* **Your instructions**: Give an exact transcription of every line, dropping the images.

* **Given data**:
■ ■ ■ ■ ■ ■ ■

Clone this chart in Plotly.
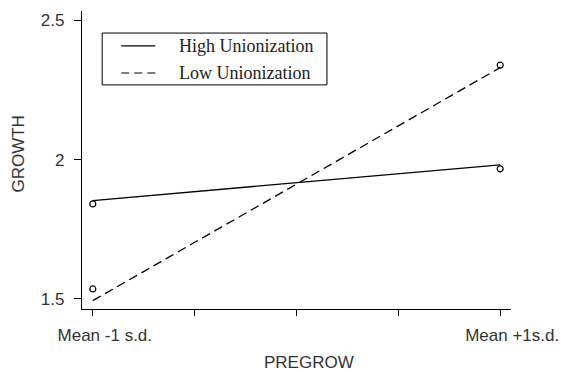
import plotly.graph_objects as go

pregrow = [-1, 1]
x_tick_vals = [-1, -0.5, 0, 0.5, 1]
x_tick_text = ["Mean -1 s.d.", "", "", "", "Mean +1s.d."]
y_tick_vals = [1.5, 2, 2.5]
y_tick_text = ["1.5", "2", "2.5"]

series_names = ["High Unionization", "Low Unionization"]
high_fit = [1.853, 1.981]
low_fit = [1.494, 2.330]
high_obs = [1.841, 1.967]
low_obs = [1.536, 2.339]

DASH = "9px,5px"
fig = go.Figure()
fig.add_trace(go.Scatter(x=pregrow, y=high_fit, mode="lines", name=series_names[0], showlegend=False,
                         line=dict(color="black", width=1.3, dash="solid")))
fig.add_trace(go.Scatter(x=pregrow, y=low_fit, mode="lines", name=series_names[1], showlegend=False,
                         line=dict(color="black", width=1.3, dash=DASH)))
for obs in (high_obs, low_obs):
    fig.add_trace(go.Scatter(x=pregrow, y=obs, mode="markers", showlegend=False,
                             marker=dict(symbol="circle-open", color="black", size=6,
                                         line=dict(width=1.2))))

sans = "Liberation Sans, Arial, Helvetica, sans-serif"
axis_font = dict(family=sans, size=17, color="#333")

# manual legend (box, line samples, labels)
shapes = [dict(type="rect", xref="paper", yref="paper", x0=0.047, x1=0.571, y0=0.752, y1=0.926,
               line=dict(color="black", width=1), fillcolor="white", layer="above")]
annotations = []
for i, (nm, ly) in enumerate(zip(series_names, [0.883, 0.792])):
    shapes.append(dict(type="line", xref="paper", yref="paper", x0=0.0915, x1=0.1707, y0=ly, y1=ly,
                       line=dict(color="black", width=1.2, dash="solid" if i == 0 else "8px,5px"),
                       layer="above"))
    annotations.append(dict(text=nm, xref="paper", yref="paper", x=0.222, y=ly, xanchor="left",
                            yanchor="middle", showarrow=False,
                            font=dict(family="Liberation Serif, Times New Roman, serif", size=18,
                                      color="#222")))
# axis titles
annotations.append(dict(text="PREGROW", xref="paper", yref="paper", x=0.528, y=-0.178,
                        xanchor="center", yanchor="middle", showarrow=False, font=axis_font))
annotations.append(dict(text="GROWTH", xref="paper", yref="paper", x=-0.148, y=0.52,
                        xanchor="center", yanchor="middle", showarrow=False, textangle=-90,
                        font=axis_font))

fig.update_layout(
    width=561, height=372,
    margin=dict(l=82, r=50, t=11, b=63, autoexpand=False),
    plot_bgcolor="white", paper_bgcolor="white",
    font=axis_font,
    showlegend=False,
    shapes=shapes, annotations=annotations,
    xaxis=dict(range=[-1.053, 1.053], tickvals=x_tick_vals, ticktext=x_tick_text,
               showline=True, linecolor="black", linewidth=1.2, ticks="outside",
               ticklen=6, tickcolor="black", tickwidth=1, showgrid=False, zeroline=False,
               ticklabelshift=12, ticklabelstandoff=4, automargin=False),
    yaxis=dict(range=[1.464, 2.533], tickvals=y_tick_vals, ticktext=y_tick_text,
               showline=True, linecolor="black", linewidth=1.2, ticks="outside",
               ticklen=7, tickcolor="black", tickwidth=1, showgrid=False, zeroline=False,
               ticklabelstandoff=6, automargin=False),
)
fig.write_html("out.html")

■ ■ ■ ■ ■ ■ ■

* **Solution to the exercise**:
Clone this chart in Plotly.
import plotly.graph_objects as go

pregrow = [-1, 1]
x_tick_vals = [-1, -0.5, 0, 0.5, 1]
x_tick_text = ["Mean -1 s.d.", "", "", "", "Mean +1s.d."]
y_tick_vals = [1.5, 2, 2.5]
y_tick_text = ["1.5", "2", "2.5"]

series_names = ["High Unionization", "Low Unionization"]
high_fit = [1.853, 1.981]
low_fit = [1.494, 2.330]
high_obs = [1.841, 1.967]
low_obs = [1.536, 2.339]

DASH = "9px,5px"
fig = go.Figure()
fig.add_trace(go.Scatter(x=pregrow, y=high_fit, mode="lines", name=series_names[0], showlegend=False,
                         line=dict(color="black", width=1.3, dash="solid")))
fig.add_trace(go.Scatter(x=pregrow, y=low_fit, mode="lines", name=series_names[1], showlegend=False,
                         line=dict(color="black", width=1.3, dash=DASH)))
for obs in (high_obs, low_obs):
    fig.add_trace(go.Scatter(x=pregrow, y=obs, mode="markers", showlegend=False,
                             marker=dict(symbol="circle-open", color="black", size=6,
                                         line=dict(width=1.2))))

sans = "Liberation Sans, Arial, Helvetica, sans-serif"
axis_font = dict(family=sans, size=17, color="#333")

# manual legend (box, line samples, labels)
shapes = [dict(type="rect", xref="paper", yref="paper", x0=0.047, x1=0.571, y0=0.752, y1=0.926,
               line=dict(color="black", width=1), fillcolor="white", layer="above")]
annotations = []
for i, (nm, ly) in enumerate(zip(series_names, [0.883, 0.792])):
    shapes.append(dict(type="line", xref="paper", yref="paper", x0=0.0915, x1=0.1707, y0=ly, y1=ly,
                       line=dict(color="black", width=1.2, dash="solid" if i == 0 else "8px,5px"),
                       layer="above"))
    annotations.append(dict(text=nm, xref="paper", yref="paper", x=0.222, y=ly, xanchor="left",
                            yanchor="middle", showarrow=False,
                            font=dict(family="Liberation Serif, Times New Roman, serif", size=18,
                                      color="#222")))
# axis titles
annotations.append(dict(text="PREGROW", xref="paper", yref="paper", x=0.528, y=-0.178,
                        xanchor="center", yanchor="middle", showarrow=False, font=axis_font))
annotations.append(dict(text="GROWTH", xref="paper", yref="paper", x=-0.148, y=0.52,
                        xanchor="center", yanchor="middle", showarrow=False, textangle=-90,
                        font=axis_font))

fig.update_layout(
    width=561, height=372,
    margin=dict(l=82, r=50, t=11, b=63, autoexpand=False),
    plot_bgcolor="white", paper_bgcolor="white",
    font=axis_font,
    showlegend=False,
    shapes=shapes, annotations=annotations,
    xaxis=dict(range=[-1.053, 1.053], tickvals=x_tick_vals, ticktext=x_tick_text,
               showline=True, linecolor="black", linewidth=1.2, ticks="outside",
               ticklen=6, tickcolor="black", tickwidth=1, showgrid=False, zeroline=False,
               ticklabelshift=12, ticklabelstandoff=4, automargin=False),
    yaxis=dict(range=[1.464, 2.533], tickvals=y_tick_vals, ticktext=y_tick_text,
               showline=True, linecolor="black", linewidth=1.2, ticks="outside",
               ticklen=7, tickcolor="black", tickwidth=1, showgrid=False, zeroline=False,
               ticklabelstandoff=6, automargin=False),
)
fig.write_html("out.html")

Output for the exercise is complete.